• Instructions for the task
Reproduce the material below line by line, beginning with its first line and ending with the line that contains "Chart.register(...registerables);"; leave out pictures.

• Data segment
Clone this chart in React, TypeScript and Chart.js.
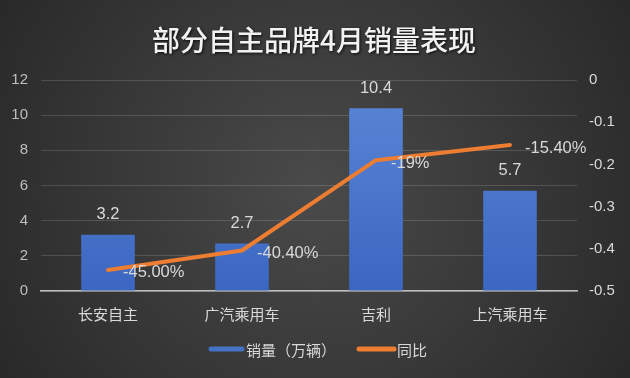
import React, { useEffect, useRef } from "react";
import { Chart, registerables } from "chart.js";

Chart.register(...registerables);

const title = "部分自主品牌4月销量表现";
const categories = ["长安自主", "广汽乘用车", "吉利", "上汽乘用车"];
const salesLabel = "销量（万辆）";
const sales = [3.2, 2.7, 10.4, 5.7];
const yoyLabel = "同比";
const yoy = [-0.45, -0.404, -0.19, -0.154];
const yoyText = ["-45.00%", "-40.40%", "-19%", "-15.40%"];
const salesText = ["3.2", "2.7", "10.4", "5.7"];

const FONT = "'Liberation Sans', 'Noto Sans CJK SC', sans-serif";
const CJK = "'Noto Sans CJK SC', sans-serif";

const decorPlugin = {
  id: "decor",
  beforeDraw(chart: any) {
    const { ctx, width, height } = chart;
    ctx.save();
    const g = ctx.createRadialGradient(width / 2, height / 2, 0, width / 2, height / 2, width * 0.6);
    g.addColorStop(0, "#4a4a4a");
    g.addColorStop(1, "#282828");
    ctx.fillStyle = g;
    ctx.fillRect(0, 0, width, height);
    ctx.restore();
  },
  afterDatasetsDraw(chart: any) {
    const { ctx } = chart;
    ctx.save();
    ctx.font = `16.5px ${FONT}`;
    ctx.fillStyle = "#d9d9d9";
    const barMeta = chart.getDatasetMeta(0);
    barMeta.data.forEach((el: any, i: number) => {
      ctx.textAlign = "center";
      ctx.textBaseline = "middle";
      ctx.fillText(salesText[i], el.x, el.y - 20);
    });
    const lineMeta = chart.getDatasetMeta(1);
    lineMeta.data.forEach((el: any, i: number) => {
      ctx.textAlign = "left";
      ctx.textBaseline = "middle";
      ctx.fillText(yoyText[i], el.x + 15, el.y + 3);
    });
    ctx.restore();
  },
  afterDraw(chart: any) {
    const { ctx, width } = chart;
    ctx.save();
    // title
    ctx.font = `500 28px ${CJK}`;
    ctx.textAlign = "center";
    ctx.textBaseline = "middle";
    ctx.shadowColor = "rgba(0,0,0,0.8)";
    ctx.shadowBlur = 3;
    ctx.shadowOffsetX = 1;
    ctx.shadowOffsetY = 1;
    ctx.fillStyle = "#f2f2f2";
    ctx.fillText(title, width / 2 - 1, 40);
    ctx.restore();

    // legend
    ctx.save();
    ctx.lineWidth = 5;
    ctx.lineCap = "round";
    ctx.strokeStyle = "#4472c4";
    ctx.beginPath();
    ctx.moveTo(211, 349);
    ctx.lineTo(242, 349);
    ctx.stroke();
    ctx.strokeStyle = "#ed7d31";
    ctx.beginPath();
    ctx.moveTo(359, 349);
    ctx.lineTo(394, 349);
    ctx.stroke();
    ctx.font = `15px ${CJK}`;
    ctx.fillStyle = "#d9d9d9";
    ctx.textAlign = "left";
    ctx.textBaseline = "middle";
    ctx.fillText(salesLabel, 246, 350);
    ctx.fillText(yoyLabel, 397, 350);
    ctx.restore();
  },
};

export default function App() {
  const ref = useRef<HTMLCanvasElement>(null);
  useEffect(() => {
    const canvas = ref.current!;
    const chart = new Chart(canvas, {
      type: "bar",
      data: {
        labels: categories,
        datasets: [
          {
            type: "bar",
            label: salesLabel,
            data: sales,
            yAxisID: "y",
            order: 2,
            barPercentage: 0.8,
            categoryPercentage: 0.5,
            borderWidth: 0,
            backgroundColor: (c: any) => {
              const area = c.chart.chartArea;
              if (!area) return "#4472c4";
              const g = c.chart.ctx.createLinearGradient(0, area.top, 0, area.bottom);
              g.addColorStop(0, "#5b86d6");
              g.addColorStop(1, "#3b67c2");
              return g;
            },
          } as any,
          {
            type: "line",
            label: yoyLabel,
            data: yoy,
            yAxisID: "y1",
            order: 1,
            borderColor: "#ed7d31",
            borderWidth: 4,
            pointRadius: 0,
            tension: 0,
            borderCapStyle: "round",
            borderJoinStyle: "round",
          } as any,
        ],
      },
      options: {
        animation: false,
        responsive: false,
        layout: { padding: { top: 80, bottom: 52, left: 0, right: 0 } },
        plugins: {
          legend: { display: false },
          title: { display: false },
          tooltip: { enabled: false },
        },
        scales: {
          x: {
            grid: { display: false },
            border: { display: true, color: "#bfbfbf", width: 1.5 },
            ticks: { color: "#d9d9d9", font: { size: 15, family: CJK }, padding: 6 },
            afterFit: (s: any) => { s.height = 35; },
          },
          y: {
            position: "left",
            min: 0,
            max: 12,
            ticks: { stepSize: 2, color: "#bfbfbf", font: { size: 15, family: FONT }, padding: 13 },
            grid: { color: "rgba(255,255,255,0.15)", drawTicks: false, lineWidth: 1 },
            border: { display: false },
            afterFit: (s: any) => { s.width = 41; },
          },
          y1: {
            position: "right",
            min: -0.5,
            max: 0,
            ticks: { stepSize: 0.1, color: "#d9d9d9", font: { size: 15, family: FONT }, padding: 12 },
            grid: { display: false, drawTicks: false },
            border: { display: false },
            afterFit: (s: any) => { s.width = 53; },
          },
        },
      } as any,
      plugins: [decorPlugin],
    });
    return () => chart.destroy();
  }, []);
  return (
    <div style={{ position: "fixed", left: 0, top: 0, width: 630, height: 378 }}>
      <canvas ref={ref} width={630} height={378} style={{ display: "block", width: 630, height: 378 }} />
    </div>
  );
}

• Result
Clone this chart in React, TypeScript and Chart.js.
import React, { useEffect, useRef } from "react";
import { Chart, registerables } from "chart.js";

Chart.register(...registerables);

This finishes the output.